3 It appears from the documents before the court that the land in the netherlands is not adjacent to the part of the holding in belgium but is situated seven kilometres away.

4 The dispute over the lease was brought by mr Scherrens not only before the vrederechter (cantonal judge), eeklo (belgium) in respect of the land in belgium but also before the pachtkamer (chamber dealing with leasehold matters) of the kantongerecht (cantonal court) oostburg (netherlands) in respect of the land situated in the netherlands. The kantongerecht was not satisfied that a lease had been concluded and accordingly it dismissed the action, whereupon mr Scherrens appealed to the pachtkamer of the gerechtshof, arnhem.

5 According to the judgment making the reference, the farmer, the appellant, claims that there is a single lease covering both the farm and the plots of land. Taking the view that it was therefore possible that the belgian court and the netherlands court might give contradictory rulings, the gerechtshof considered that it was necessary to settle the question as to which court had jurisdiction under article 16 (1) of the convention in cases such as this. It therefore stayed the proceedings and requested the court to rule on "how article 16 (1) of the convention is to be interpreted with regard to the lease of a farm of which the buildings (with some of the land) are situated in one contracting state (belgium) and (most of) the land in another (the netherlands)".

6 Reference is made to the report for the hearing for a fuller account of the facts of the case, the procedure and the observations submitted to the court, which are mentioned or discussed hereinafter only in so far as is necessary for the reasoning of the court.
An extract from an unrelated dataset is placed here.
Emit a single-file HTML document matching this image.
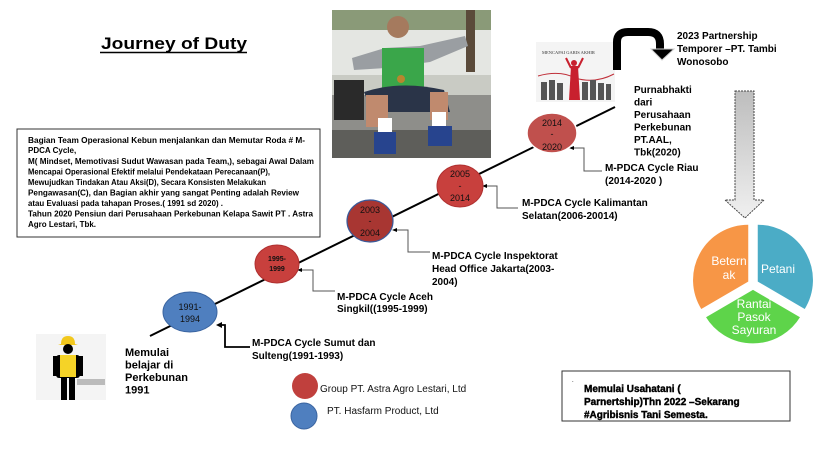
<!DOCTYPE html>
<html><head><meta charset="utf-8"><style>
html,body{margin:0;padding:0;background:#fff;}
svg{display:block;font-family:"Liberation Sans",Arial,sans-serif;}
.b{font-weight:bold;}
</style></head><body>
<svg width="832" height="467" viewBox="0 0 832 467" xmlns="http://www.w3.org/2000/svg">
<rect width="832" height="467" fill="#fff"/>
<!-- title -->
<text x="101" y="49" font-size="17" class="b" fill="#000" textLength="146" lengthAdjust="spacingAndGlyphs">Journey  of Duty</text>
<line x1="100" y1="52.5" x2="247" y2="52.5" stroke="#000" stroke-width="1.5"/>

<!-- text box -->
<rect x="17" y="129" width="303" height="108" fill="#fff" stroke="#333" stroke-width="1"/>
<g font-size="8" class="b" fill="#000">
<text x="28" y="143" textLength="277" lengthAdjust="spacingAndGlyphs">Bagian Team Operasional  Kebun menjalankan dan Memutar Roda  # M-</text>
<text x="28" y="153">PDCA Cycle,</text>
<text x="28" y="164" textLength="286" lengthAdjust="spacingAndGlyphs">M( Mindset, Memotivasi Sudut Wawasan pada Team,), sebagai  Awal Dalam</text>
<text x="28" y="174.5" textLength="242" lengthAdjust="spacingAndGlyphs">Mencapai Operasional Efektif melalui Pendekataan  Perecanaan(P),</text>
<text x="28" y="185" textLength="238" lengthAdjust="spacingAndGlyphs">Mewujudkan Tindakan Atau Aksi(D), Secara Konsisten Melakukan</text>
<text x="28" y="195.5" textLength="271" lengthAdjust="spacingAndGlyphs">Pengawasan(C), dan Bagian akhir yang sangat Penting adalah  Review</text>
<text x="28" y="206" textLength="195" lengthAdjust="spacingAndGlyphs">atau Evaluasi pada  tahapan Proses.( 1991 sd 2020) .</text>
<text x="28" y="216.5" textLength="285" lengthAdjust="spacingAndGlyphs">Tahun 2020 Pensiun dari Perusahaan Perkebunan Kelapa Sawit  PT . Astra</text>
<text x="28" y="227">Agro Lestari, Tbk.</text>
</g>

<!-- photo -->
<g>
<rect x="332" y="10" width="159" height="148" fill="#c9cbc4"/>
<rect x="332" y="10" width="159" height="22" fill="#8a9a78"/>
<rect x="332" y="30" width="159" height="45" fill="#e4e6e2"/>
<rect x="332" y="95" width="159" height="63" fill="#8e8e8a"/>
<rect x="332" y="130" width="159" height="28" fill="#5e5e5a"/>
<rect x="466" y="10" width="9" height="62" fill="#5a4a3a"/>
<rect x="334" y="80" width="30" height="40" fill="#2a2a2a"/>
<path d="M352 58 L385 48 L420 46 L465 36 L468 46 L430 62 L385 68 L354 70 Z" fill="#9a9ea2"/>
<rect x="382" y="48" width="42" height="44" fill="#3aa64a"/>
<circle cx="398" cy="27" r="11" fill="#a57a5e"/>
<circle cx="401" cy="79" r="4" fill="#b8862e"/>
<path d="M364 92 Q400 80 444 90 L450 112 L372 112 Z" fill="#2a3448"/>
<rect x="366" y="95" width="22" height="32" fill="#c08a6e"/>
<rect x="430" y="92" width="18" height="28" fill="#c08a6e"/>
<rect x="378" y="118" width="14" height="16" fill="#fff"/>
<rect x="432" y="112" width="14" height="16" fill="#fff"/>
<rect x="374" y="132" width="22" height="22" fill="#27448e"/>
<rect x="428" y="126" width="24" height="20" fill="#27448e"/>
</g>

<!-- timeline -->
<line x1="150" y1="336" x2="615" y2="107" stroke="#000" stroke-width="2"/>
<g fill="none" stroke="#555" stroke-width="1">
<polyline points="220,325 225,325 225,347 250,347" stroke="#000" stroke-width="1.8"/>
<polyline points="300,270 313,270 313,291 335,291"/>
<polyline points="395,230 408,230 408,252 430,252"/>
<polyline points="485,186 497,186 497,208 518,208"/>
<polyline points="572,148 584,148 584,171 602,171"/>
</g>
<g fill="#000">
<path d="M216 325 L222 322 L222 328 Z"/>
<path d="M297 270 L302 268 L302 272 Z"/>
<path d="M392 230 L397 228 L397 232 Z"/>
<path d="M482 186 L487 184 L487 188 Z"/>
<path d="M569 148 L574 146 L574 150 Z"/>
</g>
<ellipse cx="190" cy="312" rx="27" ry="20" fill="#4f7fbf" stroke="#3a64a0"/>
<text x="190" y="310" font-size="9" text-anchor="middle" fill="#111">1991-</text>
<text x="190" y="322" font-size="9" text-anchor="middle" fill="#111">1994</text>
<ellipse cx="277" cy="264" rx="22" ry="19" fill="#c8403d" stroke="#b03030"/>
<text x="277" y="261" font-size="7" class="b" text-anchor="middle" fill="#111">1995-</text>
<text x="277" y="271" font-size="7" class="b" text-anchor="middle" fill="#111">1999</text>
<ellipse cx="370" cy="221" rx="23" ry="21" fill="#a83632" stroke="#3a5a9a" stroke-width="1.2"/>
<text x="370" y="213" font-size="9" text-anchor="middle" fill="#111">2003</text>
<text x="370" y="224" font-size="9" text-anchor="middle" fill="#111">-</text>
<text x="370" y="236" font-size="9" text-anchor="middle" fill="#111">2004</text>
<ellipse cx="460" cy="186" rx="23" ry="21" fill="#c8403d" stroke="#b03030"/>
<text x="460" y="177" font-size="9" text-anchor="middle" fill="#111">2005</text>
<text x="460" y="189" font-size="9" text-anchor="middle" fill="#111">-</text>
<text x="460" y="201" font-size="9" text-anchor="middle" fill="#111">2014</text>
<ellipse cx="552" cy="133" rx="25" ry="20" fill="#c0504d" stroke="#fff" stroke-width="1.5"/>
<text x="552" y="126" font-size="9" text-anchor="middle" fill="#111">2014</text>
<text x="552" y="137" font-size="9" text-anchor="middle" fill="#111">-</text>
<text x="552" y="150" font-size="9" text-anchor="middle" fill="#111">2020</text>

<g font-size="10" class="b" fill="#000">
<text x="252" y="346">M-PDCA Cycle Sumut dan</text>
<text x="252" y="359">Sulteng(1991-1993)</text>
<text x="337" y="300">M-PDCA Cycle Aceh</text>
<text x="337" y="312">Singkil((1995-1999)</text>
<text x="432" y="259">M-PDCA Cycle  Inspektorat</text>
<text x="432" y="272">Head Office Jakarta(2003-</text>
<text x="432" y="285">2004)</text>
<text x="522" y="206">M-PDCA Cycle Kalimantan</text>
<text x="522" y="219">Selatan(2006-20014)</text>
<text x="605" y="171">M-PDCA Cycle  Riau</text>
<text x="605" y="184">(2014-2020 )</text>
<text x="634" y="93">Purnabhakti</text>
<text x="634" y="105.5">dari</text>
<text x="634" y="118">Perusahaan</text>
<text x="634" y="130.5">Perkebunan</text>
<text x="634" y="143">PT.AAL,</text>
<text x="634" y="155.5">Tbk(2020)</text>
<text x="677" y="39">2023 Partnership</text>
<text x="677" y="52">Temporer  –PT. Tambi</text>
<text x="677" y="65">Wonosobo</text>
</g>

<!-- mencapai image -->
<rect x="536" y="42" width="79" height="60" fill="#f4f4f4"/>
<text x="542" y="54" font-size="4.5" font-family="Liberation Serif,serif" fill="#333">MENCAPAI GARIS AKHIR</text>
<path d="M538 76 Q560 70 575 78 Q595 84 614 74" stroke="#c0303a" fill="none" stroke-width="1"/>
<g fill="#555">
<rect x="541" y="82" width="6" height="18"/><rect x="549" y="80" width="6" height="20"/><rect x="557" y="83" width="6" height="17"/>
<rect x="582" y="82" width="6" height="18"/><rect x="590" y="80" width="6" height="20"/><rect x="598" y="83" width="6" height="17"/><rect x="606" y="84" width="5" height="16"/>
</g>
<path d="M571 66 L578 66 L580 100 L569 100 Z" fill="#c8202e"/>
<circle cx="574" cy="63" r="3" fill="#c8202e"/>
<path d="M571 68 L566 58 M578 68 L583 58" stroke="#c8202e" stroke-width="2"/>

<!-- curved arrow -->
<path d="M617 70 L617 42 Q617 32 628 32 L648 32 Q660 32 660 44 L660 50" stroke="#000" stroke-width="8" fill="none"/>
<path d="M651 49 L674 49 L662 60 Z" fill="#000" stroke="#ccc" stroke-width="1"/>

<!-- gray arrow -->
<defs><linearGradient id="g" x1="0" y1="0" x2="0" y2="1"><stop offset="0" stop-color="#bdbdbd"/><stop offset="1" stop-color="#f0f0f0"/></linearGradient></defs>
<path d="M735 91 L754 91 L754 200 L764 200 L745 218 L725 200 L735 200 Z" fill="url(#g)" stroke="#444" stroke-width="1" stroke-dasharray="2,1"/>

<!-- pie -->
<path d="M757 282 L757 224 A56 56 0 0 1 805 310 Z" fill="#4bacc6" stroke="#fff" stroke-width="1.5"/>
<path d="M753 289 L801 317 A56 56 0 0 1 705 317 Z" fill="#5ed44a" stroke="#fff" stroke-width="1.5"/>
<path d="M749 282 L701 310 A56 56 0 0 1 749 224 Z" fill="#f79646" stroke="#fff" stroke-width="1.5"/>
<g font-size="12" fill="#fff" text-anchor="middle">
<text x="729" y="265">Betern</text>
<text x="729" y="279">ak</text>
<text x="778" y="273">Petani</text>
<text x="754" y="308">Rantai</text>
<text x="754" y="321">Pasok</text>
<text x="754" y="334">Sayuran</text>
</g>

<!-- worker -->
<rect x="36" y="334" width="70" height="66" fill="#f4f4f4"/>
<rect x="77" y="379" width="28" height="6" fill="#bbb"/>
<path d="M61 344 Q61 336 68 336 Q75 336 75 344 L78 345 L58 345 Z" fill="#f2c81e"/>
<circle cx="68" cy="349" r="5" fill="#000"/>
<rect x="56" y="355" width="24" height="23" rx="3" fill="#000"/>
<rect x="60" y="355" width="16" height="22" fill="#f5d327"/>
<rect x="53" y="356" width="4" height="20" fill="#000"/><rect x="79" y="356" width="4" height="20" fill="#000"/>
<rect x="61" y="377" width="6" height="23" fill="#000"/><rect x="69" y="377" width="6" height="23" fill="#000"/>

<g font-size="11" class="b" fill="#000">
<text x="125" y="356">Memulai</text>
<text x="125" y="368.5">belajar di</text>
<text x="125" y="381">Perkebunan</text>
<text x="125" y="393.5">1991</text>
</g>

<!-- legend -->
<circle cx="305" cy="386" r="13" fill="#c0403d"/>
<circle cx="304" cy="416" r="13" fill="#4f7fbf" stroke="#3a64a0"/>
<text x="320" y="392" font-size="10" fill="#111">Group PT. Astra Agro Lestari, Ltd</text>
<text x="327" y="414" font-size="10" fill="#111">PT. Hasfarm Product, Ltd</text>

<!-- bottom box -->
<rect x="562" y="371" width="228" height="50" fill="#fff" stroke="#333" stroke-width="1"/>
<text x="572" y="382" font-size="6">.</text>
<g font-size="10" class="b" fill="#000" stroke="#000" stroke-width="0.4">
<text x="584" y="392">Memulai Usahatani (</text>
<text x="584" y="405">Parnertship)Thn 2022 –Sekarang</text>
<text x="584" y="418">#Agribisnis Tani Semesta.</text>
</g>
</svg>
</body></html>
7 Article 16 of the convention provides as follows:

"1. The following courts shall have exclusive jurisdiction, regardless of domicile;

1. In proceedings which have as their object rights in rem in, or tenancies of, immovable property, the courts of the contracting state in which the property is situated;

...".

8 The question submitted by the gerechtshof seeks to establish whether article 16 (1) of the convention is to be interpreted as meaning that, in a dispute as to the existence of a lease relating to immovable property situated in two contracting states, exclusive jurisdiction over the property situated in each contracting state is held by the courts of that state.

9 It should be recalled that the court, in its judgment of 15 january 1985 in case 241-83 (roesler v rottwinkel ((1985)) ecr 99), ruled that the raison d' être of the exclusive jurisdiction conferred by article 16 (1) on the courts of the contracting state in which the property is situated is the fact that tenancies are closely bound up with the law of immovable property and with the provisions, generally of a mandatory character, governing its use, such as legislation controlling the level of rents and protecting the rights of tenants, including tenant farmers.
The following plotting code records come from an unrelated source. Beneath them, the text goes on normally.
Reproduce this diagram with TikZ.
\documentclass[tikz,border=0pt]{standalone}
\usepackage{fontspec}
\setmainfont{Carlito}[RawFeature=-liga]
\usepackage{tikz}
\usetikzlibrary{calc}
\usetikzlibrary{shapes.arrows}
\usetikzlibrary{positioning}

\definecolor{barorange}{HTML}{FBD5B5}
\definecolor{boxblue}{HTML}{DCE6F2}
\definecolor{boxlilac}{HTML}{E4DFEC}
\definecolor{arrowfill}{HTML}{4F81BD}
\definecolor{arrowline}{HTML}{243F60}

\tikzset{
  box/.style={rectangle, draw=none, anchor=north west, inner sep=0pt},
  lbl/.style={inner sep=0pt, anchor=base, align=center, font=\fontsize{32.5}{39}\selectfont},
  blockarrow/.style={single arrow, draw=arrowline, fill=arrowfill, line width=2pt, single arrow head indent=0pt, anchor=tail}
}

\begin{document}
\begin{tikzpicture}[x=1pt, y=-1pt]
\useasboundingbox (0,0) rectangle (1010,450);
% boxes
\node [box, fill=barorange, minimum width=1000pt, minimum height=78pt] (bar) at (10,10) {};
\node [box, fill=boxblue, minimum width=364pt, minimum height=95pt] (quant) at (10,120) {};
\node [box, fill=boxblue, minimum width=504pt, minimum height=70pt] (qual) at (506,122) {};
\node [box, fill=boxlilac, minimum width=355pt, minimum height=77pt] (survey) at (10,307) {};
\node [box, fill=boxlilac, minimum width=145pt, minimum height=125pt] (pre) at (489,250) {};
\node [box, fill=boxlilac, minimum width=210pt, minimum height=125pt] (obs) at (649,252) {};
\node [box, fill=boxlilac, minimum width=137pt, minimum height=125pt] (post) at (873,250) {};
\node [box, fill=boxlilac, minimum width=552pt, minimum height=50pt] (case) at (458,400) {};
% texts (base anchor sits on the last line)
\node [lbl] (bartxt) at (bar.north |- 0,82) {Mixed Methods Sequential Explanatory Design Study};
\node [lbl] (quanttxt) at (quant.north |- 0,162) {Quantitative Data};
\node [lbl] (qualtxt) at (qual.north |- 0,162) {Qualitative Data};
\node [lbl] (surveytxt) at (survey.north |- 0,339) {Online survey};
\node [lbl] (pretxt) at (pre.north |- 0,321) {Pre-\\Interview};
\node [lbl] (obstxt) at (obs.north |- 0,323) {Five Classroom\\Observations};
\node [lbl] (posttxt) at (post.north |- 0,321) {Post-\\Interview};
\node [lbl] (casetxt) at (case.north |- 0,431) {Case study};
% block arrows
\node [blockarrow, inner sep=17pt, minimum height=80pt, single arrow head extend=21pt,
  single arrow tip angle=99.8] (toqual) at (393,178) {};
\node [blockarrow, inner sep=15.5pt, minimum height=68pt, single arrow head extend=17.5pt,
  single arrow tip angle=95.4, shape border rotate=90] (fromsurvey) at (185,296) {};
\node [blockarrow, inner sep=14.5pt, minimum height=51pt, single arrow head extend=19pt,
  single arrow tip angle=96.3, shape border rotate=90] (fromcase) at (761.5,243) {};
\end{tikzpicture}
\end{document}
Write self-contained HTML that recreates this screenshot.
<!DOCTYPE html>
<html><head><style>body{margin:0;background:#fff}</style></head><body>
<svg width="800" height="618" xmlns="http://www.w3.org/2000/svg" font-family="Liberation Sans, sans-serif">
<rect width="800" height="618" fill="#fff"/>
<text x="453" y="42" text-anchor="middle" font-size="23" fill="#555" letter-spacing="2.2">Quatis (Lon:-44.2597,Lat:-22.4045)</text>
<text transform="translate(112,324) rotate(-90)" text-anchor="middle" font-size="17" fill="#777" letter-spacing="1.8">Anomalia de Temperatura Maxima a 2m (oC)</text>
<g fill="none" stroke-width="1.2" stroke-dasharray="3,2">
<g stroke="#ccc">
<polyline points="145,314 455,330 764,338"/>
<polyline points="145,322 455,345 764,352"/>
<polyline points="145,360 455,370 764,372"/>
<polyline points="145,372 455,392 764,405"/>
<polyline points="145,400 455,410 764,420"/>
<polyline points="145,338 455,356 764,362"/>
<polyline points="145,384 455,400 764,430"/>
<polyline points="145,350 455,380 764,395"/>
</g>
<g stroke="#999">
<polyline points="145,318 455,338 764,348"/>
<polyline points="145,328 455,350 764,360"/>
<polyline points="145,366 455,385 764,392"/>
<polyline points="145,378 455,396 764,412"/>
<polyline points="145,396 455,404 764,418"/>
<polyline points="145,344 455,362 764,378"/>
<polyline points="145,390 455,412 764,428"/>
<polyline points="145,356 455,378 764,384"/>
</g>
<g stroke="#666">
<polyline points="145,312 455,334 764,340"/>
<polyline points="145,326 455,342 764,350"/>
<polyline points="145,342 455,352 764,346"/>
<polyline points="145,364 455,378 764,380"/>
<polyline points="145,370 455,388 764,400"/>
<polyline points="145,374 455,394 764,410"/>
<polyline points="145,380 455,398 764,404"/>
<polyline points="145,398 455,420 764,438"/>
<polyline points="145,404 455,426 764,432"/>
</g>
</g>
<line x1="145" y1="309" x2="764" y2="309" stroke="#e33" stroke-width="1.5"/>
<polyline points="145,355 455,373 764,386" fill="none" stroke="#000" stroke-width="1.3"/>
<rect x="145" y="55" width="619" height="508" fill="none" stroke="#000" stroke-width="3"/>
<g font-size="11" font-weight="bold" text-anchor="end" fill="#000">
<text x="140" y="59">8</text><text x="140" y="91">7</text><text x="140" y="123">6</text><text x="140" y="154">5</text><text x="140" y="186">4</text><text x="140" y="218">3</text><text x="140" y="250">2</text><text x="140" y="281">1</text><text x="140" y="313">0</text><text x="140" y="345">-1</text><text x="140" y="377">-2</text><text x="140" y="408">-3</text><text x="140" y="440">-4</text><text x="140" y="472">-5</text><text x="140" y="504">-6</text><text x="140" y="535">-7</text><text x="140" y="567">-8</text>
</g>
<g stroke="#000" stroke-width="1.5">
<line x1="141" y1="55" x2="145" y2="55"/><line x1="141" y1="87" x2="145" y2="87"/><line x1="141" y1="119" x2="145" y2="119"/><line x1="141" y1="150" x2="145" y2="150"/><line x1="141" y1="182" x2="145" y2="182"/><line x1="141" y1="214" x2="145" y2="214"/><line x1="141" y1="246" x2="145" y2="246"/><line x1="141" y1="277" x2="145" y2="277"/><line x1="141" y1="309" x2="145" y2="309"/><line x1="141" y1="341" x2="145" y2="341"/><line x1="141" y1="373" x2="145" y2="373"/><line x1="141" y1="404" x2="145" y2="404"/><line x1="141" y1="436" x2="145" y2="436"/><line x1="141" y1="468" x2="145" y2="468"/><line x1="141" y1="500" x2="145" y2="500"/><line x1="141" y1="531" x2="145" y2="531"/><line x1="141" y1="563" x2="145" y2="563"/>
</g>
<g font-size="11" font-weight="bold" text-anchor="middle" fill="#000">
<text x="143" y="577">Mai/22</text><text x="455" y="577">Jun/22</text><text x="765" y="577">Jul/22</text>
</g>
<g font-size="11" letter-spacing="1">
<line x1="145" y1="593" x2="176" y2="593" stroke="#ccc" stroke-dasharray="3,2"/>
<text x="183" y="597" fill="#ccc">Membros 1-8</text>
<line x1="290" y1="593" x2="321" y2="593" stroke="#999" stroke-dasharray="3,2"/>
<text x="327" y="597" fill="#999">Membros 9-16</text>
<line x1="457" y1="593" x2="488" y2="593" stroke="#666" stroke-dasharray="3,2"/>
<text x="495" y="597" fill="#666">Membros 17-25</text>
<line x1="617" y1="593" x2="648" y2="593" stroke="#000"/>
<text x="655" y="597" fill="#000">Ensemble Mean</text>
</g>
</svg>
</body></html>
10 The court further held that article 16 (1) seeks to ensure a rational allocation of jurisdiction by opting for a solution whereby the court having jurisdiction is determined on the basis of its proximity to the property since that court is in a better position to obtain first-hand knowledge of the facts relating to the creation of tenancies and to the performance of the terms thereof.

11 In the light of those considerations the court concluded in that case, in respect of a letting of immovable property situated entirely within a single contracting state, that article 16 (1) applies to all tenancies of immovable property irrespective of their special characteristics.

12 The same considerations hold good in principle in the case of a tenancy of immovable property whose component parts are situated in two contracting states.

13 Article 16 (1) of the convention must therefore be interpreted as meaning that, in a dispute as to the existence of a lease relating to immovable property situated in two contracting states, exclusive jurisdiction over the immovable property situated in each contracting state is held by the courts of that state.

14 It is, however, possible that cases may arise in which immovable property whose component parts are situated in two contracting states but are the subject of a single lease has special characteristics such as will necessitate an exception to the general rule of exclusive jurisdiction described above. This might occur when, for example, the immovable property situated in one contracting state is adjacent to the property in another state and the property is situated almost entirely in one of those states. In those circumstances it might be appropriate to regard the property as a single unit and deem it to be entirely situated in one of those states for the purposes of conferring on the courts of that state exclusive jurisdiction over the tenancy of that property.

15 Consideration of the documents laid before the court does not, however disclose any such special characteristics in this case, since the component parts of the immovable property at issue situated in the two contracting states are neither adjacent to one another nor situated almost entirely in one of those states.

16 The reply to be given to the question referred to the court is therefore that article 16 (1) of the convention must be interpreted as meaning that, in a dispute as to the existence of a lease relating to immovable property situated in two contracting states, exclusive jurisdiction over the immovable property situated in each contracting state is held by the courts of that state.

Costs

17 The costs incurred by the commission of the european communities, which has submitted observations to the court, are not recoverable. As these proceedings are, in so far as the parties to the main action are concerned, in the nature of a step in the proceedings before the national court, the decision on costs is a matter for that court.

On those grounds,

The court (sixth chamber),

In answer to the question referred to it by the gerechtshof, arnhem, by judgment of 23 march 1987, hereby rules:

Article 16 (1) of the convention of 27 september 1968 on jurisdiction and the enforcement of judgments in civil and commercial matters must be interpreted as meaning that, in a dispute as to the existence of a lease relating to immovable property situated in two contracting states, exclusive jurisdiction over the immovable property situated in each contracting state is held by the courts of that state.